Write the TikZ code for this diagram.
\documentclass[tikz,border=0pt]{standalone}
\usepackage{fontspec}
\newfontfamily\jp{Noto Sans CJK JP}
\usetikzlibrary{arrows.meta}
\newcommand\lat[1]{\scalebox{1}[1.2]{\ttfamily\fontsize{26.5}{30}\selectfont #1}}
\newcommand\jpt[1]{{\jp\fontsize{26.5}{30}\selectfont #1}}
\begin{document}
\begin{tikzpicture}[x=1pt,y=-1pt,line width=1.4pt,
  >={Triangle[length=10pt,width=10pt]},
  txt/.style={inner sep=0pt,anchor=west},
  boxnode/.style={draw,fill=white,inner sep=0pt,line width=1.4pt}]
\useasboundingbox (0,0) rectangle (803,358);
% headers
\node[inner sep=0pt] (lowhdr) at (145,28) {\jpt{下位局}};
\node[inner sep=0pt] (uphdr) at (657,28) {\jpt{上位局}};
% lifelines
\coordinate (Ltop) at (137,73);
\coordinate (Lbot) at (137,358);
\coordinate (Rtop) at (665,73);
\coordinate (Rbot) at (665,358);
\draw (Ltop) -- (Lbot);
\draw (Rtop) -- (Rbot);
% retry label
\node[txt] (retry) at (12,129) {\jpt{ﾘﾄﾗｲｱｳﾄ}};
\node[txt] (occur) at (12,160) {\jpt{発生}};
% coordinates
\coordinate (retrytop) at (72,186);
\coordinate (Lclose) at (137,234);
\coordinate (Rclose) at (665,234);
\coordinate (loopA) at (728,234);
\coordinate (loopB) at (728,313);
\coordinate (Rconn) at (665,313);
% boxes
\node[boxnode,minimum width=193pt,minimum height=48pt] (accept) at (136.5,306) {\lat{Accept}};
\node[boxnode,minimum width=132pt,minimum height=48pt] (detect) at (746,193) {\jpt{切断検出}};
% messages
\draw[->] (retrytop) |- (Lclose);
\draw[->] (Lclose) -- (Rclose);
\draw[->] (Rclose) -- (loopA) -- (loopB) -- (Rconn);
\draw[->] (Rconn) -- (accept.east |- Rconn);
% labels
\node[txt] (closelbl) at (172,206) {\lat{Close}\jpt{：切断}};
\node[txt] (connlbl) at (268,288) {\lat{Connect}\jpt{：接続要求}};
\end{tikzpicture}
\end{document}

===============

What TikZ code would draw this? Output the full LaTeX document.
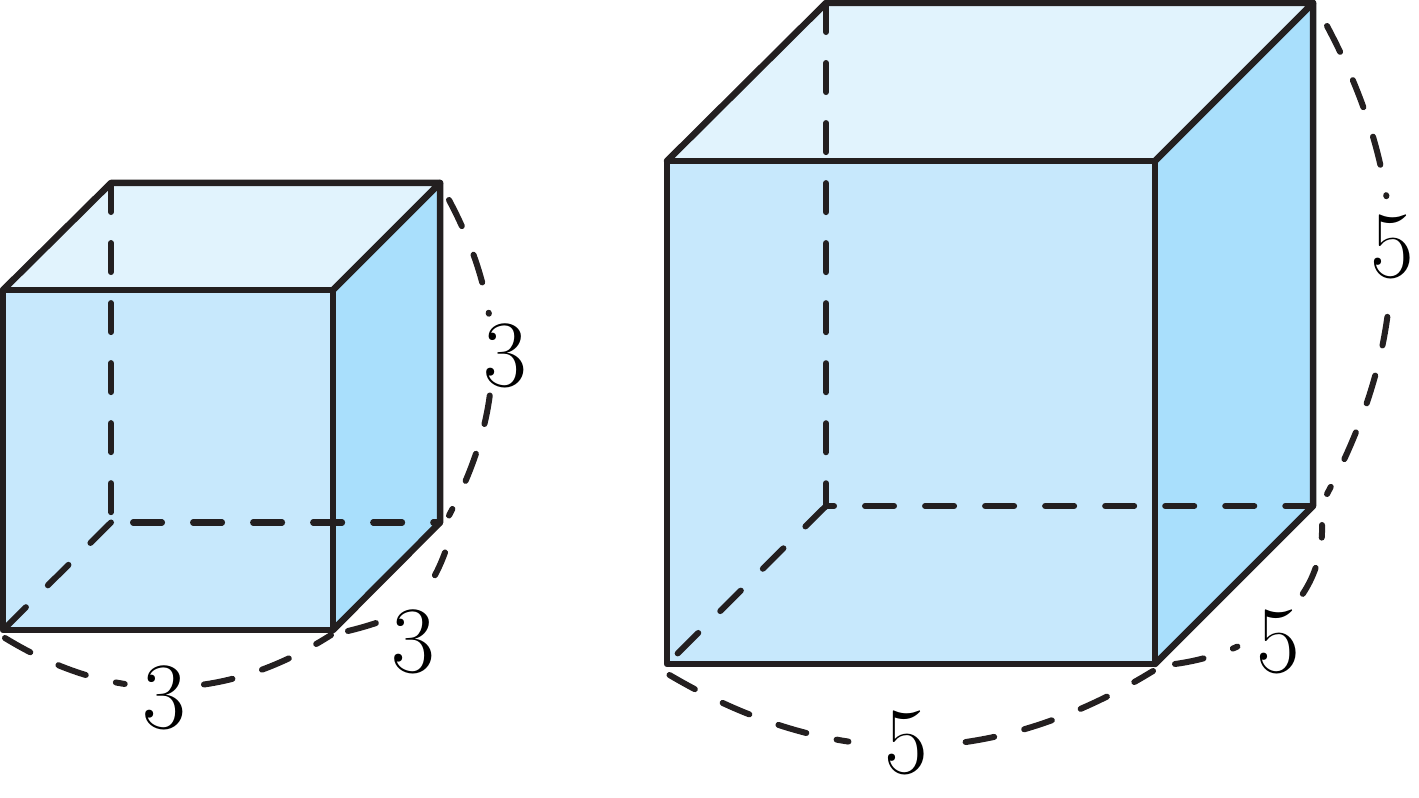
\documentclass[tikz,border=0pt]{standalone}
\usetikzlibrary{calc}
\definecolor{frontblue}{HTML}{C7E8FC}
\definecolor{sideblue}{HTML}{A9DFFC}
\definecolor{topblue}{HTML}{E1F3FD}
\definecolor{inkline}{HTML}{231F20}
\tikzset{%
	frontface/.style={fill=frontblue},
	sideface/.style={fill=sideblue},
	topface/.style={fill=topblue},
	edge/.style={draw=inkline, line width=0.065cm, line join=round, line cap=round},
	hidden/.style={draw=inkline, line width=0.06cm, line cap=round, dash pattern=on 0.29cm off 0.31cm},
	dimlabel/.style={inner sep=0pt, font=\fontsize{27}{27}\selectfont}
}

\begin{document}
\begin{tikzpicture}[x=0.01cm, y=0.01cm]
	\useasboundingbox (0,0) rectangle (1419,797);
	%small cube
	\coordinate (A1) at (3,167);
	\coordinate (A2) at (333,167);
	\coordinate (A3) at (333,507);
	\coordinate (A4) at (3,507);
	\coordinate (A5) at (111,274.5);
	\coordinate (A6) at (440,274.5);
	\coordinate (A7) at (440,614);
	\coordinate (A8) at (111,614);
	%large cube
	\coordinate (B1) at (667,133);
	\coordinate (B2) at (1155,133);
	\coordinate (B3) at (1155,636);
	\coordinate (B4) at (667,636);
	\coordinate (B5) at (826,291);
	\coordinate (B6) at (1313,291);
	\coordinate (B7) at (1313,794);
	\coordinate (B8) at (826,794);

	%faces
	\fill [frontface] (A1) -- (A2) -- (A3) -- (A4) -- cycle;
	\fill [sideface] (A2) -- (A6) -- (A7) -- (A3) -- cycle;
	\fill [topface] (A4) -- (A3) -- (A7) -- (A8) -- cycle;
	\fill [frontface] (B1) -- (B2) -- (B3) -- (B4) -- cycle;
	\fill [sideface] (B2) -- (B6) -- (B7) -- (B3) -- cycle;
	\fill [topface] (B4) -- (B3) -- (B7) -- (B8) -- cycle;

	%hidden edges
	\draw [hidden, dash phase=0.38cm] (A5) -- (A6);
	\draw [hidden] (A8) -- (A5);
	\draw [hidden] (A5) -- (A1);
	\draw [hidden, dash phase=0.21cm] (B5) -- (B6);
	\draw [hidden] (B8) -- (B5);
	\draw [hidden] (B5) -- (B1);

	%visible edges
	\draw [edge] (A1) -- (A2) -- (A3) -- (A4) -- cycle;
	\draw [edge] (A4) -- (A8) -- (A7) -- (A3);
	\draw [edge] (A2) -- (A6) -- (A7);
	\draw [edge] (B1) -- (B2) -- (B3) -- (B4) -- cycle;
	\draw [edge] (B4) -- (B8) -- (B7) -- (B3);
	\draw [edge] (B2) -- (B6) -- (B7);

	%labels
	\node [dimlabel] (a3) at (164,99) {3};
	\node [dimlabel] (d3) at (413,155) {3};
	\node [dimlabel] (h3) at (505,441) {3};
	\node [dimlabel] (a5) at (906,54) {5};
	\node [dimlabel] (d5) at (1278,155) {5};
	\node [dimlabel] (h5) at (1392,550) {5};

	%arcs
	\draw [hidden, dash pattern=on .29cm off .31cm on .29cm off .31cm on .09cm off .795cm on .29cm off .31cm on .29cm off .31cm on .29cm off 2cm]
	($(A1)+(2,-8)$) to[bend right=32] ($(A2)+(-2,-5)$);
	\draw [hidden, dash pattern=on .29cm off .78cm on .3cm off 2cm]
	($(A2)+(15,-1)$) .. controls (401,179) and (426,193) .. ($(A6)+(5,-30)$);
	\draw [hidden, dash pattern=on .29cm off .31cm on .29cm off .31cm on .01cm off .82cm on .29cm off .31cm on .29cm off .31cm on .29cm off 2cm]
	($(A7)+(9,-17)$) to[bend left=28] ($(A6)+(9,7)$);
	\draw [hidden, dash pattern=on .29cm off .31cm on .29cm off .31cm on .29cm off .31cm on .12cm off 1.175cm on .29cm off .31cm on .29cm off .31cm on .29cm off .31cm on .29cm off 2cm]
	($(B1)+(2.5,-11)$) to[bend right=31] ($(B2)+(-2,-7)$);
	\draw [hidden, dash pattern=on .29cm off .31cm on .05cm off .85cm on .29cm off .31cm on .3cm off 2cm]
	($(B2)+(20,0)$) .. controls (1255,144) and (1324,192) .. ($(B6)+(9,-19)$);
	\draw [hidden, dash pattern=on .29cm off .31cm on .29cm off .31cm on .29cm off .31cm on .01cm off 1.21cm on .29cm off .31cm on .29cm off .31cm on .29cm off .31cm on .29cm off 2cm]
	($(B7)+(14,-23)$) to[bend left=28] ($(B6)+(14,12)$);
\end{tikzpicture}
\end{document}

===============

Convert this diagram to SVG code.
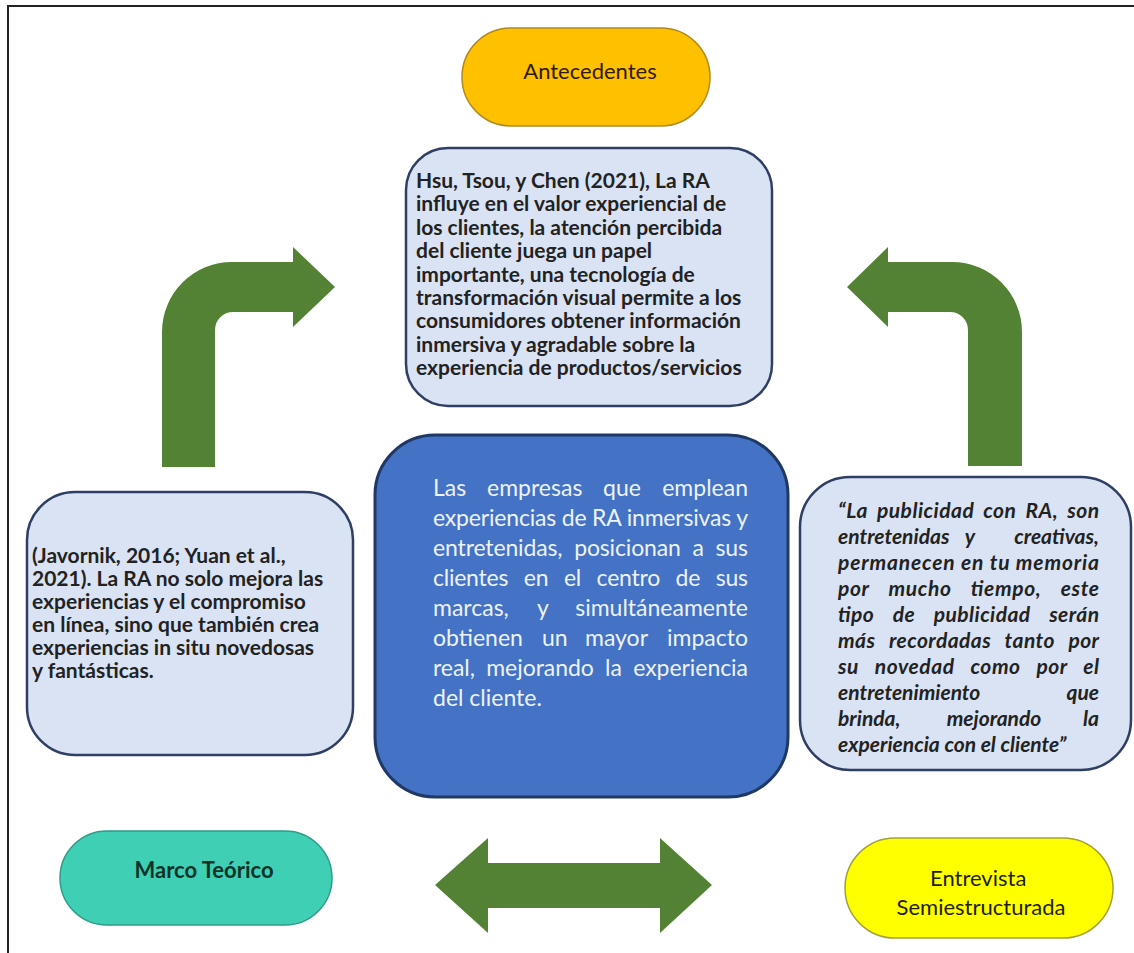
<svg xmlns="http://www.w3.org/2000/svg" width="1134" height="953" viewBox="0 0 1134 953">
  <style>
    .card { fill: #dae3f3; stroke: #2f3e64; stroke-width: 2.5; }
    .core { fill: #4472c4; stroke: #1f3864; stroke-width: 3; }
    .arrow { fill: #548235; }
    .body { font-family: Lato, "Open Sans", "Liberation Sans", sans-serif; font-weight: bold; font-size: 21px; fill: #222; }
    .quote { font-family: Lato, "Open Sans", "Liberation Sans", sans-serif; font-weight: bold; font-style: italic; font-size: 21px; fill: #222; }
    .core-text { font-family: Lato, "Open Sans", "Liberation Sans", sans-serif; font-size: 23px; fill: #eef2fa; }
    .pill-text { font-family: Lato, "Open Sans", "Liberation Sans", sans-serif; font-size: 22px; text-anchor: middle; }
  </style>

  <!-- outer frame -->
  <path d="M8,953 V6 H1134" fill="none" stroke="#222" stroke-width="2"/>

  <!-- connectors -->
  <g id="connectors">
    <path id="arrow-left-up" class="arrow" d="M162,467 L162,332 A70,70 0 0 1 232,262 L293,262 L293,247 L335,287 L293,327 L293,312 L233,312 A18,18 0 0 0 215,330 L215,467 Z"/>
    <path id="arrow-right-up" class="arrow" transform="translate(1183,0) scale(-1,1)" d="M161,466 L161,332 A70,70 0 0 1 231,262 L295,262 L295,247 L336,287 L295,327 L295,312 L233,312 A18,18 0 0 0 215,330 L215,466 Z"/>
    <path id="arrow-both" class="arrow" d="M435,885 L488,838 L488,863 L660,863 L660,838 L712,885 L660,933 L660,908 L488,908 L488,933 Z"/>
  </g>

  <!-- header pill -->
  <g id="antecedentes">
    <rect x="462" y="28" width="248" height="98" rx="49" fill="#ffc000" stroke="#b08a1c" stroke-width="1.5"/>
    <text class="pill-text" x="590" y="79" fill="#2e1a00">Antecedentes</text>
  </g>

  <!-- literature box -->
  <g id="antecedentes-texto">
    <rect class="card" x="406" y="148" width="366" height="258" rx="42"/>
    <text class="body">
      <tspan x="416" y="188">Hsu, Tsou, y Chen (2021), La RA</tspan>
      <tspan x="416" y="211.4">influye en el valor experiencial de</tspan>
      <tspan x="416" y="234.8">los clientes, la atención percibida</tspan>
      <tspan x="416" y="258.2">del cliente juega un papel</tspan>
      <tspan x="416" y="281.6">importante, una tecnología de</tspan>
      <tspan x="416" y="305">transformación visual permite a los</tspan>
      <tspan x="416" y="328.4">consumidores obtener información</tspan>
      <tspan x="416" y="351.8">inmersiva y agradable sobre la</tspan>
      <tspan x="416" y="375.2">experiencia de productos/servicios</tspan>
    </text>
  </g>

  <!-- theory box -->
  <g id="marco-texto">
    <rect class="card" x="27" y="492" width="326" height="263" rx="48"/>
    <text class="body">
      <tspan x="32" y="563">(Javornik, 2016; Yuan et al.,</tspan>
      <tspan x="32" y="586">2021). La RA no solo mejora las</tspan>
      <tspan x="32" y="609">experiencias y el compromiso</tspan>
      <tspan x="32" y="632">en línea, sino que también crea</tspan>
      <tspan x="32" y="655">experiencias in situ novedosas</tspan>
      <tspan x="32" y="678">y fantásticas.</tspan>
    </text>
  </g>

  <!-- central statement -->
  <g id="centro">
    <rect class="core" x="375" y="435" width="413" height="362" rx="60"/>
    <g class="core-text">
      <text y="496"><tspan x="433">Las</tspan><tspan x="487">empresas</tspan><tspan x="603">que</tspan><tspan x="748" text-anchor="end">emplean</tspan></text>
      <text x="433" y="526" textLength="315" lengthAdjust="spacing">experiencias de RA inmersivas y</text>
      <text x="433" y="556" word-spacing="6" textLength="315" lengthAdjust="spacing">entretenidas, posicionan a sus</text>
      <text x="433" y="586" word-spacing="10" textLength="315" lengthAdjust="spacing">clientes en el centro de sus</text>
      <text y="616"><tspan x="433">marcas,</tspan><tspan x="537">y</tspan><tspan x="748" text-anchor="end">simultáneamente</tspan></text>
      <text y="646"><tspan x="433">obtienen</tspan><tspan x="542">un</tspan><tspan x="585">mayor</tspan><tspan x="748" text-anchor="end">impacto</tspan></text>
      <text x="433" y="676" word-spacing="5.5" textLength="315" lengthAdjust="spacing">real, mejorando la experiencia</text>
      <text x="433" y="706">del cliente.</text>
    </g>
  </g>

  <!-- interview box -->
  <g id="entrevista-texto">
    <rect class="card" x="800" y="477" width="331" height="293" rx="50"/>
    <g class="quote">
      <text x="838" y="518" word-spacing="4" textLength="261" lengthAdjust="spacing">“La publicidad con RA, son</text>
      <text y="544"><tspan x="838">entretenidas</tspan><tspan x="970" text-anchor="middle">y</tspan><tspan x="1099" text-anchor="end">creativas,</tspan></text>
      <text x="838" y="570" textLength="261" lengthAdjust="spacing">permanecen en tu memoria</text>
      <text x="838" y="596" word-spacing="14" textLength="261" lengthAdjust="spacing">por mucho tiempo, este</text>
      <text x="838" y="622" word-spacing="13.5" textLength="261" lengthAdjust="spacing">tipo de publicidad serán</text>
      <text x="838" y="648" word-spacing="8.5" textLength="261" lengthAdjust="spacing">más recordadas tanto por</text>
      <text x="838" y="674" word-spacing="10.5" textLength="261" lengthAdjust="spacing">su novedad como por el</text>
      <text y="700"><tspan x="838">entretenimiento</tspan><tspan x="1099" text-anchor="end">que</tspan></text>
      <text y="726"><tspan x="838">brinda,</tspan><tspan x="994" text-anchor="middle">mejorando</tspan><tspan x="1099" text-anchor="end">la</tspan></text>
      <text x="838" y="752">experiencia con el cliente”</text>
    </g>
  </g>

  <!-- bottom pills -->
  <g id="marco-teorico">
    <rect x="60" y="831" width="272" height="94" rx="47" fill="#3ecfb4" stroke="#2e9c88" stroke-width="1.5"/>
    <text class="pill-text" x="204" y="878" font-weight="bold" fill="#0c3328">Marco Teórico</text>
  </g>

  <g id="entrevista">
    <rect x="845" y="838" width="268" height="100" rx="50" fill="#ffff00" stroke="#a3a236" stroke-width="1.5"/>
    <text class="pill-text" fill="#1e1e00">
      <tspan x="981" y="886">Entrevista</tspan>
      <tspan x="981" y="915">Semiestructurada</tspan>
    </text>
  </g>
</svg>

===============

Supply the count of lines in the entries that contain the word "code", and nothing besides.

__Solution to the problem__. 3